Opinion
July 14, 1997
Appeal from the Supreme Court, Kings County (Demarest, J.).
Ordered that the judgment is affirmed.
The defendant expressly declined to stipulate that trial exhibits could be turned over to the jury in his absence. Nevertheless, a court officer who mistakenly assumed that the stipulation had been entered into, responded to the jury's request to see two exhibits by delivering them to the jury room.
The presentation of trial exhibits to the jury in accordance with their request, but in the defendant's absence, was error in light of the defendant's express refusal to stipulate that evidence could be turned over to the jury in his absence. However, we find no violation of the defendant's constitutional or statutory right to be present at the trial, as the actual delivery of the exhibits was a ministerial act. It cannot be said that the defendant's presence for this aspect of the trial had a reasonably substantial relationship to his opportunity to defend against the charges (People v. Harris, 76 N.Y.2d 810; see also, People v. Rodriguez, 192 A.D.2d 731; People v. Murphy, 176 A.D.2d 899).

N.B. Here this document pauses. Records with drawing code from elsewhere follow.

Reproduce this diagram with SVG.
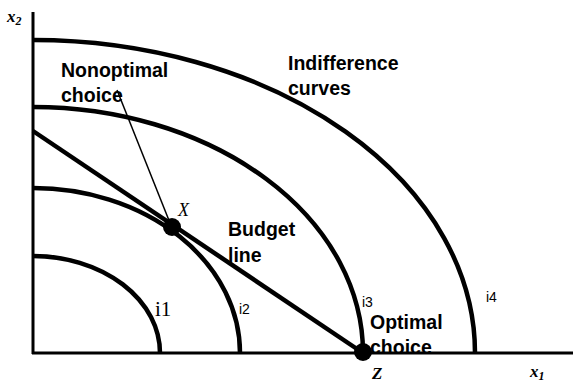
<svg xmlns="http://www.w3.org/2000/svg" width="573" height="382" viewBox="0 0 573 382">
<style>
.ic{fill:none;stroke:#000;stroke-width:4.5}
.ax{fill:none;stroke:#000;stroke-width:3}
.lb{font-family:"Liberation Sans",Arial,sans-serif;font-weight:bold;font-size:19.5px;fill:#000}
.sm{font-family:"Liberation Sans",Arial,sans-serif;font-size:14px;fill:#000}
.it{font-family:"Liberation Serif","Times New Roman",serif;font-style:italic;font-weight:bold;font-size:17px;fill:#000}
</style>
<rect width="573" height="382" fill="#fff"/>
<g id="axes">
<line class="ax" x1="33" y1="12" x2="33" y2="354"/>
<line class="ax" x1="32" y1="353" x2="573" y2="353"/>
<text class="it" x="7" y="22">x<tspan font-size="12" dy="3">2</tspan></text>
<text class="it" x="530" y="377">x<tspan font-size="12" dy="3">1</tspan></text>
</g>
<g id="i1"><path class="ic" d="M33,256 A127,97 0 0 1 160,353"/><text x="155" y="316" font-family="Liberation Serif,serif" font-size="21">i1</text></g>
<g id="i2"><path class="ic" d="M33,188 A207,165 0 0 1 240,353"/><text class="sm" x="239" y="314">i2</text></g>
<g id="i3"><path class="ic" d="M33,107 A330,246 0 0 1 363,353"/><text class="sm" x="362" y="307">i3</text></g>
<g id="i4"><path class="ic" d="M33,40 A442,313 0 0 1 475,353"/><text class="sm" x="486" y="302">i4</text></g>
<g id="connectors">
<line x1="33" y1="131" x2="363" y2="353" stroke="#000" stroke-width="4.5"/>
<line x1="117" y1="90" x2="172" y2="228" stroke="#000" stroke-width="1.5"/>
</g>
<g id="X"><circle cx="172" cy="227" r="9" fill="#000"/><text x="178" y="216" font-family="Liberation Serif,serif" font-style="italic" font-size="18">X</text></g>
<g id="Z"><circle cx="363" cy="352" r="9" fill="#000"/><text class="it" x="372" y="379" font-size="18">Z</text></g>
<g id="labels">
<text class="lb" x="288" y="70">Indifference</text>
<text class="lb" x="288" y="95">curves</text>
<text class="lb" x="61" y="77">Nonoptimal</text>
<text class="lb" x="61" y="102">choice</text>
<text class="lb" x="228" y="236">Budget</text>
<text class="lb" x="228" y="262">line</text>
<text class="lb" x="370" y="329">Optimal</text>
<text class="lb" x="370" y="354">choice</text>
</g>
</svg>
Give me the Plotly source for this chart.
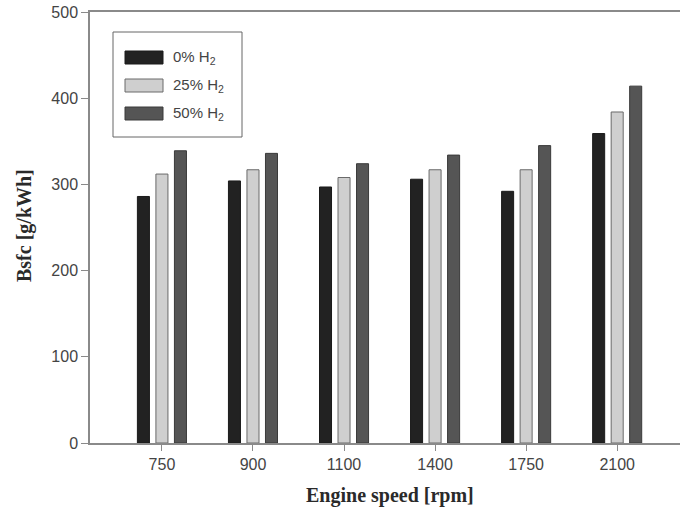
import plotly.graph_objects as go

categories = ["750", "900", "1100", "1400", "1750", "2100"]
series_names = ["0% H<sub>2</sub>", "25% H<sub>2</sub>", "50% H<sub>2</sub>"]
h2_0 = [286, 304, 297, 306, 292, 359]
h2_25 = [312, 317, 308, 317, 317, 384]
h2_50 = [339, 336, 324, 334, 345, 414]
y_ticks = [0, 100, 200, 300, 400, 500]

fills = ["#222222", "#cfcfcf", "#555555"]
edges = ["#1a1a1a", "#6a6a6a", "#3a3a3a"]

W, H = 680, 508
L, R, T, B = 90, 0, 12, 65
PW, PH = W - L - R, H - T - B


def px(x):
    return (x - L) / PW


def py(y):
    return 1 - (y - T) / PH


fig = go.Figure()
for name, vals, fc, ec in zip(series_names, [h2_0, h2_25, h2_50], fills, edges):
    fig.add_trace(go.Bar(
        x=list(range(len(categories))), y=vals, name=name,
        marker=dict(color=fc, line=dict(color=ec, width=1)),
        showlegend=False,
    ))

# custom legend (box, swatches, labels)
shapes = [dict(type="rect", xref="paper", yref="paper",
               x0=px(113), x1=px(242), y0=py(137), y1=py(32),
               line=dict(color="#666666", width=1), fillcolor="white", layer="above")]
annotations = []
row_y = [57.5, 85.5, 113.5]
for name, fc, ec, yy in zip(series_names, fills, edges, row_y):
    shapes.append(dict(type="rect", xref="paper", yref="paper",
                       x0=px(125), x1=px(163), y0=py(yy + 6.5), y1=py(yy - 6.5),
                       line=dict(color=ec, width=1), fillcolor=fc, layer="above"))
    annotations.append(dict(xref="paper", yref="paper", x=px(171), y=py(yy),
                            text=name, showarrow=False, xanchor="left", yanchor="middle",
                            font=dict(family="Liberation Sans, Arial", size=15, color="#444444")))

annotations.append(dict(xref="paper", yref="paper", x=px(390), y=py(495),
                        text="<b>Engine speed [rpm]</b>", showarrow=False,
                        xanchor="center", yanchor="middle",
                        font=dict(family="Liberation Serif, Times New Roman", size=20, color="#2a2a2a")))
annotations.append(dict(xref="paper", yref="paper", x=px(25), y=py(226),
                        text="<b>Bsfc [g/kWh]</b>", showarrow=False, textangle=-90,
                        xanchor="center", yanchor="middle",
                        font=dict(family="Liberation Serif, Times New Roman", size=20, color="#2a2a2a")))

fig.update_layout(
    width=W, height=H,
    margin=dict(l=L, r=R, t=T, b=B, pad=0),
    paper_bgcolor="white", plot_bgcolor="white",
    barmode="group", bargap=0.39, bargroupgap=0.35,
    shapes=shapes, annotations=annotations,
    font=dict(family="Liberation Sans, Arial", size=16, color="#444444"),
)
fig.update_xaxes(
    range=[-0.79, 5.69], tickmode="array",
    tickvals=list(range(len(categories))), ticktext=categories,
    showline=True, linecolor="#8a8a8a", linewidth=1.5, mirror=True,
    ticks="outside", ticklen=6, tickcolor="#8a8a8a", tickwidth=1,
    showgrid=False, zeroline=False,
    tickfont=dict(family="Liberation Sans, Arial", size=16, color="#444444"),
)
fig.update_yaxes(
    range=[0, 500], tickvals=y_ticks,
    showline=True, linecolor="#8a8a8a", linewidth=1.5,
    ticks="outside", ticklen=7, tickcolor="#8a8a8a", tickwidth=1,
    showgrid=False, zeroline=False,
    tickfont=dict(family="Liberation Sans, Arial", size=16, color="#444444"),
)

fig.write_html("out.html", config={"displayModeBar": False},
               post_script="document.body.style.margin='0';document.body.style.overflow='hidden';")
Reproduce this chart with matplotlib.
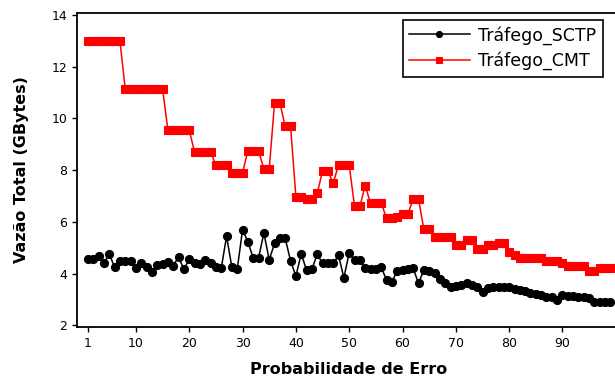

There is no merit to the defendant's contention that the trial court improperly discharged the jury despite one juror's alleged equivocation about the guilty verdict. Once the jury was polled and each juror indicated assent to the verdict, there was nothing more required of the court (People v. Maddox, 139 A.D.2d 697; People v. Webb, 134 A.D.2d 303). The defendant's claim that a juror was equivocal about the verdict because he indicated after the polling that he would like to speak with the Judge, but then changed his mind, is entirely speculative.
Miller, J. P., Friedmann, Krausman and Florio, JJ., concur.